● WRITTEN REQUEST:
What is needed is the run of lines from the one containing "Convert this chart to D3.js code." through the one containing "const frontRightBottom = [731.7, 492];", echoed exactly, with both ends kept and nothing added.

● DATASET RECORDS:

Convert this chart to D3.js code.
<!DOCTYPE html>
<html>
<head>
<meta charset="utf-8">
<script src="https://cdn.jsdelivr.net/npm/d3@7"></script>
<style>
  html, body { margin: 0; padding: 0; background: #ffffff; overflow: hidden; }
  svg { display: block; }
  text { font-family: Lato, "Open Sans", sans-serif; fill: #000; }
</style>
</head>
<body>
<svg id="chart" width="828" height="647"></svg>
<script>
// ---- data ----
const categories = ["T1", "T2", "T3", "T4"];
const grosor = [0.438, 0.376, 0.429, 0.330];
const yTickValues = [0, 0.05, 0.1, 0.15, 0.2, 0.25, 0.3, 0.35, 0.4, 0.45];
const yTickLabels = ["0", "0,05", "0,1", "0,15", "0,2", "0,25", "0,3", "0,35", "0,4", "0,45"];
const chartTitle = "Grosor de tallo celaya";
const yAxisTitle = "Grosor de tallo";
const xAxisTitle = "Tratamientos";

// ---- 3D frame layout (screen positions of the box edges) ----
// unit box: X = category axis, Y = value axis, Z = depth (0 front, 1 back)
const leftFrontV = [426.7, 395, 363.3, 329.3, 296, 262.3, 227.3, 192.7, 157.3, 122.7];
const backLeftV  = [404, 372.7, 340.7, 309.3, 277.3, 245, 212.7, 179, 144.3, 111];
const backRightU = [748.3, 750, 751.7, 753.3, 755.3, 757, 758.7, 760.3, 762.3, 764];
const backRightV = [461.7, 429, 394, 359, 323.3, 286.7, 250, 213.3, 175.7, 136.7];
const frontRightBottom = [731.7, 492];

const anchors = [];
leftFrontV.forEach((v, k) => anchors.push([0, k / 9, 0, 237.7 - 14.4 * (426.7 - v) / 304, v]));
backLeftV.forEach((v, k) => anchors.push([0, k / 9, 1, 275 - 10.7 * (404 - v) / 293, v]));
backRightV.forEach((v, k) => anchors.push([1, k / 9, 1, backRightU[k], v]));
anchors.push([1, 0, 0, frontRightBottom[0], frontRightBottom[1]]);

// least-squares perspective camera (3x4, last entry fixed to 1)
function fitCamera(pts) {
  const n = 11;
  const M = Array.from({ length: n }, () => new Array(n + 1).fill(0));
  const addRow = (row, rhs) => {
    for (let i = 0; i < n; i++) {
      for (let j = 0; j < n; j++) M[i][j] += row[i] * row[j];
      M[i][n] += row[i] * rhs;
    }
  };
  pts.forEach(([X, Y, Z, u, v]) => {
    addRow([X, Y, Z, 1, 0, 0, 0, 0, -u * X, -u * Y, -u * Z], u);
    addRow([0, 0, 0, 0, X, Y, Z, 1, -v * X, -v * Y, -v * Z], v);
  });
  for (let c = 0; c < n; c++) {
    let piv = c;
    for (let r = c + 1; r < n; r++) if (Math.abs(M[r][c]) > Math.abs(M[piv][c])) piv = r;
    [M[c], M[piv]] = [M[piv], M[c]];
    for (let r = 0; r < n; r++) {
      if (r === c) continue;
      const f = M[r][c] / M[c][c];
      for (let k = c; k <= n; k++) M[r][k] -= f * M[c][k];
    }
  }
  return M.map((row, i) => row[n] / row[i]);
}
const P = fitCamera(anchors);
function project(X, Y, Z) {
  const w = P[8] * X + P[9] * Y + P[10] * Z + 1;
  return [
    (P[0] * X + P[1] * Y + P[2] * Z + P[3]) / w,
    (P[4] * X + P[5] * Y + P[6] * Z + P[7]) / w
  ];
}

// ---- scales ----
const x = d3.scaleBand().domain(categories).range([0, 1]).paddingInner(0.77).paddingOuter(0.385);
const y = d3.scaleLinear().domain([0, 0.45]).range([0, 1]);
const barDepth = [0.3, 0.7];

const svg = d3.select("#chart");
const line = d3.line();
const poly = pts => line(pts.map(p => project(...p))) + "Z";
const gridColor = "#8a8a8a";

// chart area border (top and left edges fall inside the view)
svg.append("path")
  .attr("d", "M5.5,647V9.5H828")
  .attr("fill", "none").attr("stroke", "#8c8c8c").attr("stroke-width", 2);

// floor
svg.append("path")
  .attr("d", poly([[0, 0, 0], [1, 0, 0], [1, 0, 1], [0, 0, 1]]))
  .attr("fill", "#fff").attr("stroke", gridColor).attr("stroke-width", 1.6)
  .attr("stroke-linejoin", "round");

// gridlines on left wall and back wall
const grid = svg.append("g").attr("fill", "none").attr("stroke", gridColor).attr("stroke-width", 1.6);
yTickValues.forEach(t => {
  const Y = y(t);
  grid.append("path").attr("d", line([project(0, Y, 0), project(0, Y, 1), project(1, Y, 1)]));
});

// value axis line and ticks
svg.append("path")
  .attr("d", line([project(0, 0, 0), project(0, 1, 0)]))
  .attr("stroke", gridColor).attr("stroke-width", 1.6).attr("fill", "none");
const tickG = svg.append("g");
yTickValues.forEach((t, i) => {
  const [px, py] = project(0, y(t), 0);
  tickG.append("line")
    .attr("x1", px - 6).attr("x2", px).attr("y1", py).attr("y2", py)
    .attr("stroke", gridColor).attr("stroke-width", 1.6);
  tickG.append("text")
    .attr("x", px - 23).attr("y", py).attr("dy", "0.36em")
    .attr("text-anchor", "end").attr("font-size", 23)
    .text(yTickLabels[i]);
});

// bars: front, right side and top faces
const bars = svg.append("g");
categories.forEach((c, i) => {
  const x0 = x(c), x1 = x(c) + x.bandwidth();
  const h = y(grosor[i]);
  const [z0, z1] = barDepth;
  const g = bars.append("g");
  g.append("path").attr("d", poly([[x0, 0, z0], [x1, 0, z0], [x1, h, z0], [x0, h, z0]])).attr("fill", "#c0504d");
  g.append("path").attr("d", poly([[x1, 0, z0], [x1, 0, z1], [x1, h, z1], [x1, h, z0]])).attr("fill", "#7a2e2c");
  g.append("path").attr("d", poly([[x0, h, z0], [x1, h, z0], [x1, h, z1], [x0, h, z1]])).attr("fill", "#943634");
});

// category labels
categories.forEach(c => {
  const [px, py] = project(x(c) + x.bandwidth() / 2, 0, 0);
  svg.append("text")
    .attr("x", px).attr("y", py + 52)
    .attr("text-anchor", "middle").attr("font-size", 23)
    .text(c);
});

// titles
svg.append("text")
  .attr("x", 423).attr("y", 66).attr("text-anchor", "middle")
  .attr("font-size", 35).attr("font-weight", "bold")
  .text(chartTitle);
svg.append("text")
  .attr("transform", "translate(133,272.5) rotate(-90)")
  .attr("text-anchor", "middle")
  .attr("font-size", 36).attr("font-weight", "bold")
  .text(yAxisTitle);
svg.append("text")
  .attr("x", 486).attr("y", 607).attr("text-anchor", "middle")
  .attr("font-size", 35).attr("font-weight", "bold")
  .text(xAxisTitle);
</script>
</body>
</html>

* * *

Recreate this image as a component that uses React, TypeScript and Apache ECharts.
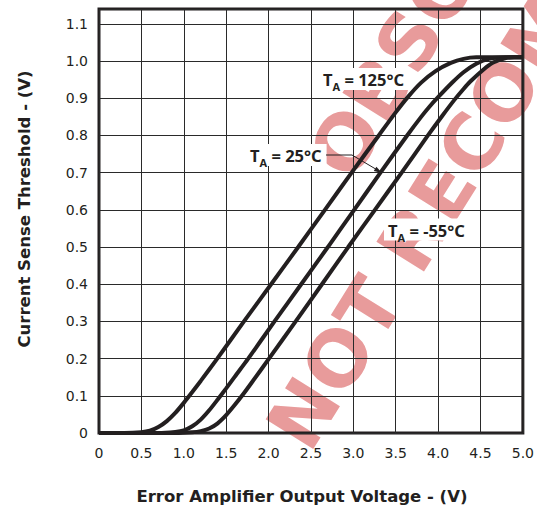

* * *

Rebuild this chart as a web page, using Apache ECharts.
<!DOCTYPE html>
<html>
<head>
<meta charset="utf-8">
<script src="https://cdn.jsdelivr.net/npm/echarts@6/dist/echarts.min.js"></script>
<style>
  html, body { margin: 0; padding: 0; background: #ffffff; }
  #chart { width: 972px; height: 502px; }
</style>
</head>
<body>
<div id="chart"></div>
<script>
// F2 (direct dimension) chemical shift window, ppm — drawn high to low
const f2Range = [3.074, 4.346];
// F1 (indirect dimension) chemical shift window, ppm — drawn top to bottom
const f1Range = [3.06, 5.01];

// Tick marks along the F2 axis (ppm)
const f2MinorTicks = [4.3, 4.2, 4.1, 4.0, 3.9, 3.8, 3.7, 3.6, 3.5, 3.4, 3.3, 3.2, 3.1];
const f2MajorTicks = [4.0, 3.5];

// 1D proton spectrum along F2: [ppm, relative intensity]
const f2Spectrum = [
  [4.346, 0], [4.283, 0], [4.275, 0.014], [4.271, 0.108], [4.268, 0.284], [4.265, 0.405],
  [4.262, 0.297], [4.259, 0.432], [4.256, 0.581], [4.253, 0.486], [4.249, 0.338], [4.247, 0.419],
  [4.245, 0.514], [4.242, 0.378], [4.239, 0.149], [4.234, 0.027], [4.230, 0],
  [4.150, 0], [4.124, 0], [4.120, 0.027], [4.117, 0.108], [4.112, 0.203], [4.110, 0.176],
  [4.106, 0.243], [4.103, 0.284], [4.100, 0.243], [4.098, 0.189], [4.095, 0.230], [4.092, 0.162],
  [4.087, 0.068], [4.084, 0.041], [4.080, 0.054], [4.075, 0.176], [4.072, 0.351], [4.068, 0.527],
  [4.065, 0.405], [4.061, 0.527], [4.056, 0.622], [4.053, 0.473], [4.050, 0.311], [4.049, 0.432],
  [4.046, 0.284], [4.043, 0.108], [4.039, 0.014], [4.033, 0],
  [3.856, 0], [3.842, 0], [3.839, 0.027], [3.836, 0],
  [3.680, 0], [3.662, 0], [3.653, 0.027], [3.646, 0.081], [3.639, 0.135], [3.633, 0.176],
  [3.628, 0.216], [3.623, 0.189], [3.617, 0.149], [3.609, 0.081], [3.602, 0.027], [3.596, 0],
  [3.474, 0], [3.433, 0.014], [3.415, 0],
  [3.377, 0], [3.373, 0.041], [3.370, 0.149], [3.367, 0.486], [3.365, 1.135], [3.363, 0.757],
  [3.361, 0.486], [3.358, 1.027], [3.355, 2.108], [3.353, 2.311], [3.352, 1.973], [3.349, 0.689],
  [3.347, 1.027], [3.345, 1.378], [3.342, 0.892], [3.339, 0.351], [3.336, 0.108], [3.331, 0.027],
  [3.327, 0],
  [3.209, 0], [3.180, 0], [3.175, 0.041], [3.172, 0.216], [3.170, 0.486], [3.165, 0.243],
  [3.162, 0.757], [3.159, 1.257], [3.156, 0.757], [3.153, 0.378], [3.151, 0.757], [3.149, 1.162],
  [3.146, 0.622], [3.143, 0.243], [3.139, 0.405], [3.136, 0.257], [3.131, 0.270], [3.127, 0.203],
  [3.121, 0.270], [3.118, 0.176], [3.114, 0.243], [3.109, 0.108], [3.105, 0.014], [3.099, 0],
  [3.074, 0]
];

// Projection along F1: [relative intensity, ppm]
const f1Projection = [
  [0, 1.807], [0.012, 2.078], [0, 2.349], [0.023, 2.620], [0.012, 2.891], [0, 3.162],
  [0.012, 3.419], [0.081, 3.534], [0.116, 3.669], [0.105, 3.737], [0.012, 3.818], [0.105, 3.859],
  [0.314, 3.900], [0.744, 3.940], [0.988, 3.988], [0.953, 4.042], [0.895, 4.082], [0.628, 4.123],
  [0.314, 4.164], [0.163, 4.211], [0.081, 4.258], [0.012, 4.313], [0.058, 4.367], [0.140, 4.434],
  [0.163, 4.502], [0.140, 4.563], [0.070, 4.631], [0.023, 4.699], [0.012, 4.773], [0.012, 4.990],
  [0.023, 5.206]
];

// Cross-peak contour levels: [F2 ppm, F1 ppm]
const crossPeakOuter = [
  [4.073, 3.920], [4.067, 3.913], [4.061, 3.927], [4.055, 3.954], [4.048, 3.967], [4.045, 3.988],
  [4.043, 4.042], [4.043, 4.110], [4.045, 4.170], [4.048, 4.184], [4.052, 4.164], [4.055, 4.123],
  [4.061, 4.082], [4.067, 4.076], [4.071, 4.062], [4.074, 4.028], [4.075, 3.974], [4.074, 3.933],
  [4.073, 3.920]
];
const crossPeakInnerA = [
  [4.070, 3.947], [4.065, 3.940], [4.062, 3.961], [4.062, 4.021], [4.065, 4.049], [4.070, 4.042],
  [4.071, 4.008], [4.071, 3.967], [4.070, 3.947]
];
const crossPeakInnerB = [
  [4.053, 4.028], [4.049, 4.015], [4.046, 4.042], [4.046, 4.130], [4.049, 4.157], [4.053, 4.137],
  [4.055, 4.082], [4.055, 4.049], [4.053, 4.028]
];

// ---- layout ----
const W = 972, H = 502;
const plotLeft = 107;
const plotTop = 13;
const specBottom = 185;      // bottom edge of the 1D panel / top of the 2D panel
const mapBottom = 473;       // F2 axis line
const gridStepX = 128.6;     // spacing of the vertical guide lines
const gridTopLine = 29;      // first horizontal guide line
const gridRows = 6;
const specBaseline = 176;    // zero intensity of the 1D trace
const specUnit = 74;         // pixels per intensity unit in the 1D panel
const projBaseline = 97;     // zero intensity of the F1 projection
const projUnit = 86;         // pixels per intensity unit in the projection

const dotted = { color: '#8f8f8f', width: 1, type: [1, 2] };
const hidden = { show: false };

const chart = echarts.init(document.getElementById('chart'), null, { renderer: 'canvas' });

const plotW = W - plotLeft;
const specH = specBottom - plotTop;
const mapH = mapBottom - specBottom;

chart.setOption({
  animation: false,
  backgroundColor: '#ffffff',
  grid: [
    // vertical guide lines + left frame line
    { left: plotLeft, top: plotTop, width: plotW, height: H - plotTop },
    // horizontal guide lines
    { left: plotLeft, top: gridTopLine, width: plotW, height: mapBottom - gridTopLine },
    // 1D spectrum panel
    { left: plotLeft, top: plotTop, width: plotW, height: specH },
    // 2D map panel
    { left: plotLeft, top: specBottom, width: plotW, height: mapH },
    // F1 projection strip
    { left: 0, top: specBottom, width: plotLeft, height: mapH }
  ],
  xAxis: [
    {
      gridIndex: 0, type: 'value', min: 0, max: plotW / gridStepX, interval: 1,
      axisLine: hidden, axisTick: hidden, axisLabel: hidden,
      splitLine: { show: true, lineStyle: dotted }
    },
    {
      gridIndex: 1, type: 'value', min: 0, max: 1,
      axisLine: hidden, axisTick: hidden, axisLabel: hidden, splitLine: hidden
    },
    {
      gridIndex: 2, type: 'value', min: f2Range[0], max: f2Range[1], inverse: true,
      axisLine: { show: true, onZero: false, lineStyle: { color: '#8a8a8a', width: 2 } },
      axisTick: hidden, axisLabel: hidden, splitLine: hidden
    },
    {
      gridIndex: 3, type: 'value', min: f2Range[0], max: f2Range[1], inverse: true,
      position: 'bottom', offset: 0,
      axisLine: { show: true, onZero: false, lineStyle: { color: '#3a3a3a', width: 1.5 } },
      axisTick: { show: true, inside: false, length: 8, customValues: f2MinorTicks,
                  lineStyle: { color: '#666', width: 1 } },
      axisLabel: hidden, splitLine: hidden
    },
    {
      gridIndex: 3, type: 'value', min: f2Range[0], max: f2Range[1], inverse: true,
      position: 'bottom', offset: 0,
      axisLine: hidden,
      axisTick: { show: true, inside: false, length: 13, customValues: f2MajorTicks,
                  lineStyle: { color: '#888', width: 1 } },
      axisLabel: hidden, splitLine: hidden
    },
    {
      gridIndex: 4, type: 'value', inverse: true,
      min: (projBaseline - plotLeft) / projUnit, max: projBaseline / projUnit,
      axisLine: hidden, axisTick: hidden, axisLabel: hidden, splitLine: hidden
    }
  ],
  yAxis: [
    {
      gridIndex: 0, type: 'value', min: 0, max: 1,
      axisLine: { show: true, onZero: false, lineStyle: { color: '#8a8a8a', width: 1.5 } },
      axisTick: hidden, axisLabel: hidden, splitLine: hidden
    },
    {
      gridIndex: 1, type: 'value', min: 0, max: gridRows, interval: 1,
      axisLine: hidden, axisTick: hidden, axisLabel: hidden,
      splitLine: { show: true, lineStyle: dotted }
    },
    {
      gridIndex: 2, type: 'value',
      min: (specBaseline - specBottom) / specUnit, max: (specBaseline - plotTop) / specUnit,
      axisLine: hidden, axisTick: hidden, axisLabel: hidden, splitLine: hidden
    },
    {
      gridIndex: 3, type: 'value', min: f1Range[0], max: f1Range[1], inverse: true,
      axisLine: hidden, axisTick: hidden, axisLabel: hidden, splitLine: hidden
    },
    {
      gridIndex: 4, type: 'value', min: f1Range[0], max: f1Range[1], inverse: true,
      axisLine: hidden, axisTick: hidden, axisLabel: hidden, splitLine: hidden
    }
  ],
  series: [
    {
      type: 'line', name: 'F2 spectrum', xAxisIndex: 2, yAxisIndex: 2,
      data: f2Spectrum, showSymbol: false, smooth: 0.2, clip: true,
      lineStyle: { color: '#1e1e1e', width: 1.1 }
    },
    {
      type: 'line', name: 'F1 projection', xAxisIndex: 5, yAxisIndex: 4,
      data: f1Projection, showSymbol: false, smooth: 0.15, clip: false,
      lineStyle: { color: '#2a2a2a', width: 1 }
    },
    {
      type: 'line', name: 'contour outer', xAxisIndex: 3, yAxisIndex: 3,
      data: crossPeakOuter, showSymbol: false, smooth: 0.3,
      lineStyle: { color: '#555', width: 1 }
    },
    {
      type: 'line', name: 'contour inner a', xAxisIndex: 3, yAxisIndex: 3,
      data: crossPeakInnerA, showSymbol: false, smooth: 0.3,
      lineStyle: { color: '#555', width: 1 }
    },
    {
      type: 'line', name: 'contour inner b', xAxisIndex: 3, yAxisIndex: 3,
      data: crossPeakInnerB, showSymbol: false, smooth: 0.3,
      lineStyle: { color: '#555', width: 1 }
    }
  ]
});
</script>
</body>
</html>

● REPLY:
Convert this chart to D3.js code.
<!DOCTYPE html>
<html>
<head>
<meta charset="utf-8">
<script src="https://cdn.jsdelivr.net/npm/d3@7"></script>
<style>
  html, body { margin: 0; padding: 0; background: #ffffff; overflow: hidden; }
  svg { display: block; }
  text { font-family: Lato, "Open Sans", sans-serif; fill: #000; }
</style>
</head>
<body>
<svg id="chart" width="828" height="647"></svg>
<script>
// ---- data ----
const categories = ["T1", "T2", "T3", "T4"];
const grosor = [0.438, 0.376, 0.429, 0.330];
const yTickValues = [0, 0.05, 0.1, 0.15, 0.2, 0.25, 0.3, 0.35, 0.4, 0.45];
const yTickLabels = ["0", "0,05", "0,1", "0,15", "0,2", "0,25", "0,3", "0,35", "0,4", "0,45"];
const chartTitle = "Grosor de tallo celaya";
const yAxisTitle = "Grosor de tallo";
const xAxisTitle = "Tratamientos";

// ---- 3D frame layout (screen positions of the box edges) ----
// unit box: X = category axis, Y = value axis, Z = depth (0 front, 1 back)
const leftFrontV = [426.7, 395, 363.3, 329.3, 296, 262.3, 227.3, 192.7, 157.3, 122.7];
const backLeftV  = [404, 372.7, 340.7, 309.3, 277.3, 245, 212.7, 179, 144.3, 111];
const backRightU = [748.3, 750, 751.7, 753.3, 755.3, 757, 758.7, 760.3, 762.3, 764];
const backRightV = [461.7, 429, 394, 359, 323.3, 286.7, 250, 213.3, 175.7, 136.7];
const frontRightBottom = [731.7, 492];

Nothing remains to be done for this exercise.